At oral arguments on Tuesday, the nine justices will, for the first time in nearly 70 years, try to interpret whether the Second Amendment provides an individual right to own firearms or only the right of a state to keep a militia without federal interference.
The law at issue before the court is a handgun ban in Washington, D.C. The ban, considered the most restrictive in any major American city, also requires rifles and shotguns to be kept disassembled or equipped with a trigger lock, which critics of the measure say makes them less useful for self-defense during home invasions. The law is being challenged by a security guard, Dick Heller, who wants to be able to keep a handgun at home.
In most states, law-abiding adults face few impediments to gun ownership. But in some metropolitan areas, including New York, licensing requirements are strict. Such municipal laws would come under scrutiny if the Supreme Court struck down the Washington ban as violating the Second Amendment.
“I can guarantee that if we win this, New York’s laws will be challenged,” a lawyer who is representing Mr. Heller, Robert Levy of the Cato Institute, said.

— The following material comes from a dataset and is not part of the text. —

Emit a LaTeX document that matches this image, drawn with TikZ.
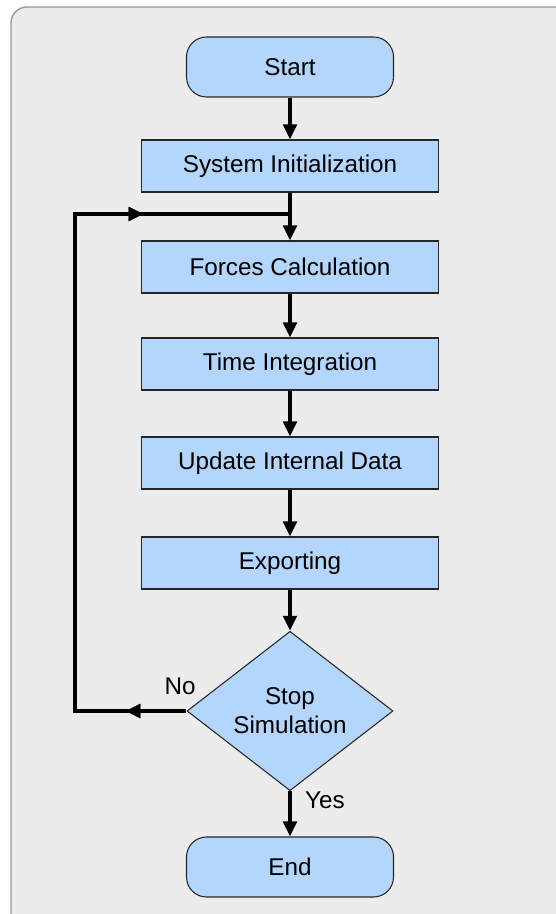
\documentclass[tikz,border=0pt]{standalone}
\usepackage{fontspec}
\setmainfont{Liberation Sans}
\usetikzlibrary{shapes.geometric,arrows.meta,decorations.markings}
\definecolor{panel}{HTML}{ECECEC}
\definecolor{boxblue}{HTML}{B4D5FC}

\begin{document}
\begin{tikzpicture}[line width=1.9pt,
	every node/.style = {font=\fontsize{13.8}{16.5}\selectfont},
	process/.style = {rectangle, draw=black!85, line width=0.6pt, fill=boxblue, minimum width=5.94cm, minimum height=1.04cm},
	terminal/.style = {rectangle, rounded corners=0.4cm, draw=black!85, line width=0.6pt, fill=boxblue, minimum width=4.14cm, minimum height=1.2cm},
	decision/.style = {diamond, draw=black!85, line width=0.6pt, fill=boxblue, minimum width=4.12cm, minimum height=3.04cm, inner sep=0pt, align=center},
	flow/.style = {-{Triangle[length=0.3cm,width=0.27cm]}},
	midarrow/.style = {postaction={decorate}, decoration={markings, mark=at position #1 with {\arrow{Triangle[length=0.3cm,width=0.27cm]}}}}]
	\useasboundingbox (0,0) rectangle (11.1,18.28);
	\draw[gray!80, line width=0.8pt, fill=panel, rounded corners=0.32cm] (0.22,18.14) rectangle (11.6,-0.4);

	\node (start)	at (5.8, 16.94)	[terminal]	{Start};
	\node (init)	at (5.8, 14.96)	[process]	{System Initialization};
	\node (forces)	at (5.8, 12.94)	[process]	{Forces Calculation};
	\node (integ)	at (5.8, 11.00)	[process]	{Time Integration};
	\node (update)	at (5.8,  9.02)	[process]	{Update Internal Data};
	\node (export)	at (5.8,  7.02)	[process]	{Exporting};
	\node (stop)	at (5.8,  4.06)	[decision]	{Stop\\Simulation};
	\node (end)	at (5.8,  0.94)	[terminal]	{End};

	\coordinate (loopbot)	at (1.5,  4.06);
	\coordinate (looptop)	at (1.5, 14.00);
	\coordinate (join)	at (5.8, 14.00);

	\draw[flow] (start) -- (init);
	\draw[flow] (init) -- (forces);
	\draw[flow] (forces) -- (integ);
	\draw[flow] (integ) -- (update);
	\draw[flow] (update) -- (export);
	\draw[flow] (export) -- (stop);
	\draw[flow] (stop) -- (end);

	% back to the forces step
	\draw[midarrow=1.22cm, midarrow=13.54cm] (stop.west) -- (loopbot) -- (looptop) -- (join);

	\node (no)	at (3.6, 4.56)	{No};
	\node (yes)	at (6.5, 2.28)	{Yes};
\end{tikzpicture}
\end{document}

Mr. Levy, who has financed Mr. Heller’s suit, said he currently has no plan to bring a similar suit challenging New York City’s gun regulations. New York does not have an outright ban on handguns, but the city gives the police department discretion in deciding to grant handgun permits, preventing many law-abiding citizens from keeping one at home. For advocates of gun rights, a Supreme Court decision that says the Second Amendment provides an individual right to keep guns does not necessarily mean victory. Legal experts say the federal high court could decide that even if such a right under the Second Amendment does exist, it is tempered by the government’s interest in regulations meant to minimize violence. Subsequent courts could decide that restrictions such as Washington’s or New York’s, as well as federal laws banning certain types of firearms, are all reasonable, even in light of an individual right under the Second Amendment.
Whether courts will give more deference to state and municipal gun control laws than to a federal gun control law, such as the district’s handgun ban, is also an open question.
District of Columbia v. Heller has attracted many friend of the court briefs, including some from New York officials. Attorney General Cuomo and New York City’s law department are backing Washington’s handgun ban, as are the district attorneys of Brooklyn, the Bronx, Manhattan, and Queens.
Neither Senator Clinton nor Senator Obama, both candidates for the Democratic presidential nomination, signed on to any briefs. Senator McCain, along with 54 other senators, has asked the Supreme Court to affirm a lower court ruling that struck down the Washington ban.